Boston busing desegregation | |
---|---|
Part of the Civil Rights Movement | |
Date | 1974–1988 |
Location | Boston, Massachusetts |
Causes | Desegregation busing |
The desegregation of Boston public schools (1974–1988) was a period in which the Boston Public Schools were under court control to desegregate through a system of busing students. The call for desegregation and the first years of its implementation led to a series of racial protests and riots that brought national attention, particularly from 1974 to 1976. In response to the Massachusetts legislature's enactment of the 1965 Racial Imbalance Act, which ordered the state's public schools to desegregate, W. Arthur Garrity Jr. of the United States District Court for the District of Massachusetts laid out a plan for compulsory busing of students between predominantly white and black areas of the city. The hard control of the desegregation plan lasted for over a decade. It influenced Boston politics and contributed to demographic shifts of Boston's school-age population, leading to a decline of public-school enrollment and white flight to the suburbs. Full control of the desegregation plan was transferred to the Boston School Committee in 1988; in 2013 the busing system was replaced by one with dramatically reduced busing.
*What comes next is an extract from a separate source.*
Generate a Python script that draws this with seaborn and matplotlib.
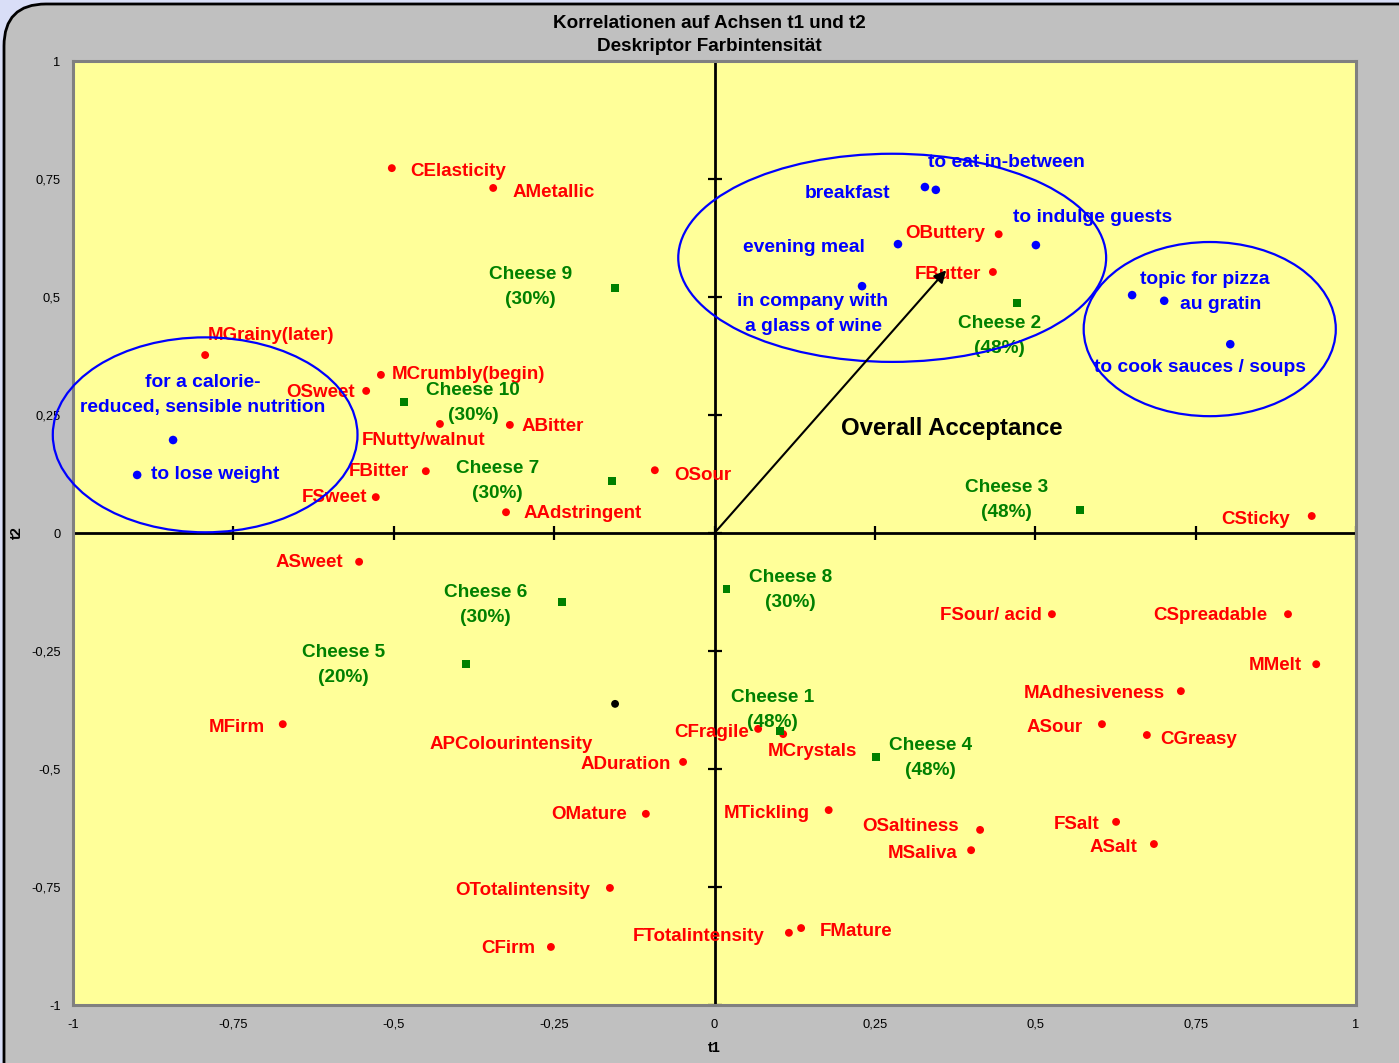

The Racial Imbalance Act of 1965 (1965 Chap. 0641. An Act Providing For The Elimination Of Racial Imbalance In The Public Schools, enacted August 18, 1965) is a piece of legislation passed by the Massachusetts General Court which made the segregation of public schools illegal in Massachusetts. The law, the first of its kind in the United States, stated that any public school in the Commonwealth of Massachusetts whose student body was composed of over 50% of minority races was "racially imbalanced." These racially imbalanced schools were to desegregate according to the law or risk losing their state educational funding. An initial report released in March 1965, "Because it is Right-Educationally,"[1] revealed that 55 schools in Massachusetts were racially imbalanced, 44 of which were in the City of Boston. The Boston School Committee was told that the complete integration of the Boston Public Schools needed to happen before September 1966 without the assurance of either significant financial aid or suburban cooperation in accepting African American students from Boston or the schools would lose funding.